## EXERCISE REQUIREMENTS
Copy the data exactly; pictures stay out of the copy.

(begin)

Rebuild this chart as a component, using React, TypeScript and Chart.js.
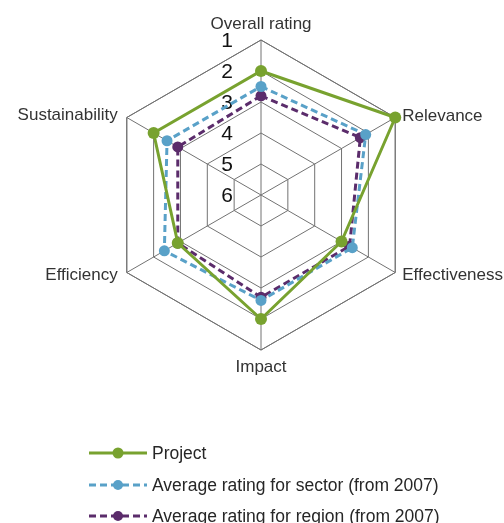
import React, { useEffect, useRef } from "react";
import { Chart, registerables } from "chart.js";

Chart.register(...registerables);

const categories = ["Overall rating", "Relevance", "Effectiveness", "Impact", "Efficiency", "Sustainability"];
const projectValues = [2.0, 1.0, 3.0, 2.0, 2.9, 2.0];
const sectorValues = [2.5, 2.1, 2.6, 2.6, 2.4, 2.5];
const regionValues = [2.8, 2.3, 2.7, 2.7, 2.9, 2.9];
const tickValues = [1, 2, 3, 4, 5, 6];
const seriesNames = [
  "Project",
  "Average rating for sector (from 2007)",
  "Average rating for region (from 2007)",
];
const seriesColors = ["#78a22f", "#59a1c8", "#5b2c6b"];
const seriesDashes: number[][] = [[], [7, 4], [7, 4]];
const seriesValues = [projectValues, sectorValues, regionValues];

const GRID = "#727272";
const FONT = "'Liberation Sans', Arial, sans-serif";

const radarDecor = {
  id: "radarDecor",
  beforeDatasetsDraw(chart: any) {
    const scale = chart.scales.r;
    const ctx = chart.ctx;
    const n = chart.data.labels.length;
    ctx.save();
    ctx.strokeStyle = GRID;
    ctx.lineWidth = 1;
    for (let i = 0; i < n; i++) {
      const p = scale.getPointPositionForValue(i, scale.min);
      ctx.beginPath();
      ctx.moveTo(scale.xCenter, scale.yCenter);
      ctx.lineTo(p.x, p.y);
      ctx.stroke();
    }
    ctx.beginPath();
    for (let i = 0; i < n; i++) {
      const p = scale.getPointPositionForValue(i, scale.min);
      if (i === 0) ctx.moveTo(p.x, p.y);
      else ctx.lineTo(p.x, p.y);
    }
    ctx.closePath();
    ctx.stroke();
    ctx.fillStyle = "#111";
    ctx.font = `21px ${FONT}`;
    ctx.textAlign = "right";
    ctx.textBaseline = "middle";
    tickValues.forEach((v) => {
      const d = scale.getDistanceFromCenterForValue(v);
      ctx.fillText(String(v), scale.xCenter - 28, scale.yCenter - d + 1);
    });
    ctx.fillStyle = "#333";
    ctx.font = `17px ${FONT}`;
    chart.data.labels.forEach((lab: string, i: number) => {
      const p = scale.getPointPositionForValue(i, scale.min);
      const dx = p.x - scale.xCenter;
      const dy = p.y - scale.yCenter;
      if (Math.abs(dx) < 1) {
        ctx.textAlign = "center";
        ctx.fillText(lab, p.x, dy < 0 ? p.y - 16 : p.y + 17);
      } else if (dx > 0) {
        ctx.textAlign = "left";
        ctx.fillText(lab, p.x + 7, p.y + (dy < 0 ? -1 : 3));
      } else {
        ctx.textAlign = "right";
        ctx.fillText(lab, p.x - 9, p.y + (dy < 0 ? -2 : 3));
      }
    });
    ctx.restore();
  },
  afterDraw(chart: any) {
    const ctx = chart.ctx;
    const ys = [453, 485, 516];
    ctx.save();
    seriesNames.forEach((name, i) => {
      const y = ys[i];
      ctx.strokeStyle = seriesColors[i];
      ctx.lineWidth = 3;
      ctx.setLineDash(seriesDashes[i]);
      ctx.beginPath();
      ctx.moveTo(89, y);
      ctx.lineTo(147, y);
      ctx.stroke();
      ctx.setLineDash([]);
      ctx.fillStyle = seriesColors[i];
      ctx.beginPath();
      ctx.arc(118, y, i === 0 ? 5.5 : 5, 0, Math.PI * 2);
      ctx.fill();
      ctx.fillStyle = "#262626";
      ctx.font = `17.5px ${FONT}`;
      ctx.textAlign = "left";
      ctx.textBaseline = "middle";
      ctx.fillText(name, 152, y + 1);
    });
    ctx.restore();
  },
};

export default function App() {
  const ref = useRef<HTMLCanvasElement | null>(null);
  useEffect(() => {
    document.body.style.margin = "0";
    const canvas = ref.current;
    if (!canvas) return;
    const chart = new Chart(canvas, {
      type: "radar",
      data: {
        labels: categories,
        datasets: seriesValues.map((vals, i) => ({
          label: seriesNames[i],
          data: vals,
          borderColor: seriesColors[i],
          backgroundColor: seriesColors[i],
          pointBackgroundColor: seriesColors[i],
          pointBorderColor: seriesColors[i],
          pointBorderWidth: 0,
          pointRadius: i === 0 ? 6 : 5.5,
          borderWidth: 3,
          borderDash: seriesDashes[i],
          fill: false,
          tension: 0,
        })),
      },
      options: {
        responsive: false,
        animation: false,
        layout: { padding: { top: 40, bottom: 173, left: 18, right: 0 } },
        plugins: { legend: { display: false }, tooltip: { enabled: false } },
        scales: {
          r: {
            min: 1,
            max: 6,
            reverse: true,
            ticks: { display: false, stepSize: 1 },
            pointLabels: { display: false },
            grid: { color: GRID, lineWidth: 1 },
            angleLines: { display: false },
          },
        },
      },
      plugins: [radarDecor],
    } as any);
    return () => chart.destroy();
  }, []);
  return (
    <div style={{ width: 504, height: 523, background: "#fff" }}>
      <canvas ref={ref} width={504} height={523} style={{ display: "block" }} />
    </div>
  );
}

(end)

## FINISHED EXERCISE
Rebuild this chart as a component, using React, TypeScript and Chart.js.
import React, { useEffect, useRef } from "react";
import { Chart, registerables } from "chart.js";

Chart.register(...registerables);

const categories = ["Overall rating", "Relevance", "Effectiveness", "Impact", "Efficiency", "Sustainability"];
const projectValues = [2.0, 1.0, 3.0, 2.0, 2.9, 2.0];
const sectorValues = [2.5, 2.1, 2.6, 2.6, 2.4, 2.5];
const regionValues = [2.8, 2.3, 2.7, 2.7, 2.9, 2.9];
const tickValues = [1, 2, 3, 4, 5, 6];
const seriesNames = [
  "Project",
  "Average rating for sector (from 2007)",
  "Average rating for region (from 2007)",
];
const seriesColors = ["#78a22f", "#59a1c8", "#5b2c6b"];
const seriesDashes: number[][] = [[], [7, 4], [7, 4]];
const seriesValues = [projectValues, sectorValues, regionValues];

const GRID = "#727272";
const FONT = "'Liberation Sans', Arial, sans-serif";

const radarDecor = {
  id: "radarDecor",
  beforeDatasetsDraw(chart: any) {
    const scale = chart.scales.r;
    const ctx = chart.ctx;
    const n = chart.data.labels.length;
    ctx.save();
    ctx.strokeStyle = GRID;
    ctx.lineWidth = 1;
    for (let i = 0; i < n; i++) {
      const p = scale.getPointPositionForValue(i, scale.min);
      ctx.beginPath();
      ctx.moveTo(scale.xCenter, scale.yCenter);
      ctx.lineTo(p.x, p.y);
      ctx.stroke();
    }
    ctx.beginPath();
    for (let i = 0; i < n; i++) {
      const p = scale.getPointPositionForValue(i, scale.min);
      if (i === 0) ctx.moveTo(p.x, p.y);
      else ctx.lineTo(p.x, p.y);
    }
    ctx.closePath();
    ctx.stroke();
    ctx.fillStyle = "#111";
    ctx.font = `21px ${FONT}`;
    ctx.textAlign = "right";
    ctx.textBaseline = "middle";
    tickValues.forEach((v) => {
      const d = scale.getDistanceFromCenterForValue(v);
      ctx.fillText(String(v), scale.xCenter - 28, scale.yCenter - d + 1);
    });
    ctx.fillStyle = "#333";
    ctx.font = `17px ${FONT}`;
    chart.data.labels.forEach((lab: string, i: number) => {
      const p = scale.getPointPositionForValue(i, scale.min);
      const dx = p.x - scale.xCenter;
      const dy = p.y - scale.yCenter;
      if (Math.abs(dx) < 1) {
        ctx.textAlign = "center";
        ctx.fillText(lab, p.x, dy < 0 ? p.y - 16 : p.y + 17);
      } else if (dx > 0) {
        ctx.textAlign = "left";
        ctx.fillText(lab, p.x + 7, p.y + (dy < 0 ? -1 : 3));
      } else {
        ctx.textAlign = "right";
        ctx.fillText(lab, p.x - 9, p.y + (dy < 0 ? -2 : 3));
      }
    });
    ctx.restore();
  },
  afterDraw(chart: any) {
    const ctx = chart.ctx;
    const ys = [453, 485, 516];
    ctx.save();
    seriesNames.forEach((name, i) => {
      const y = ys[i];
      ctx.strokeStyle = seriesColors[i];
      ctx.lineWidth = 3;
      ctx.setLineDash(seriesDashes[i]);
      ctx.beginPath();
      ctx.moveTo(89, y);
      ctx.lineTo(147, y);
      ctx.stroke();
      ctx.setLineDash([]);
      ctx.fillStyle = seriesColors[i];
      ctx.beginPath();
      ctx.arc(118, y, i === 0 ? 5.5 : 5, 0, Math.PI * 2);
      ctx.fill();
      ctx.fillStyle = "#262626";
      ctx.font = `17.5px ${FONT}`;
      ctx.textAlign = "left";
      ctx.textBaseline = "middle";
      ctx.fillText(name, 152, y + 1);
    });
    ctx.restore();
  },
};

export default function App() {
  const ref = useRef<HTMLCanvasElement | null>(null);
  useEffect(() => {
    document.body.style.margin = "0";
    const canvas = ref.current;
    if (!canvas) return;
    const chart = new Chart(canvas, {
      type: "radar",
      data: {
        labels: categories,
        datasets: seriesValues.map((vals, i) => ({
          label: seriesNames[i],
          data: vals,
          borderColor: seriesColors[i],
          backgroundColor: seriesColors[i],
          pointBackgroundColor: seriesColors[i],
          pointBorderColor: seriesColors[i],
          pointBorderWidth: 0,
          pointRadius: i === 0 ? 6 : 5.5,
          borderWidth: 3,
          borderDash: seriesDashes[i],
          fill: false,
          tension: 0,
        })),
      },
      options: {
        responsive: false,
        animation: false,
        layout: { padding: { top: 40, bottom: 173, left: 18, right: 0 } },
        plugins: { legend: { display: false }, tooltip: { enabled: false } },
        scales: {
          r: {
            min: 1,
            max: 6,
            reverse: true,
            ticks: { display: false, stepSize: 1 },
            pointLabels: { display: false },
            grid: { color: GRID, lineWidth: 1 },
            angleLines: { display: false },
          },
        },
      },
      plugins: [radarDecor],
    } as any);
    return () => chart.destroy();
  }, []);
  return (
    <div style={{ width: 504, height: 523, background: "#fff" }}>
      <canvas ref={ref} width={504} height={523} style={{ display: "block" }} />
    </div>
  );
}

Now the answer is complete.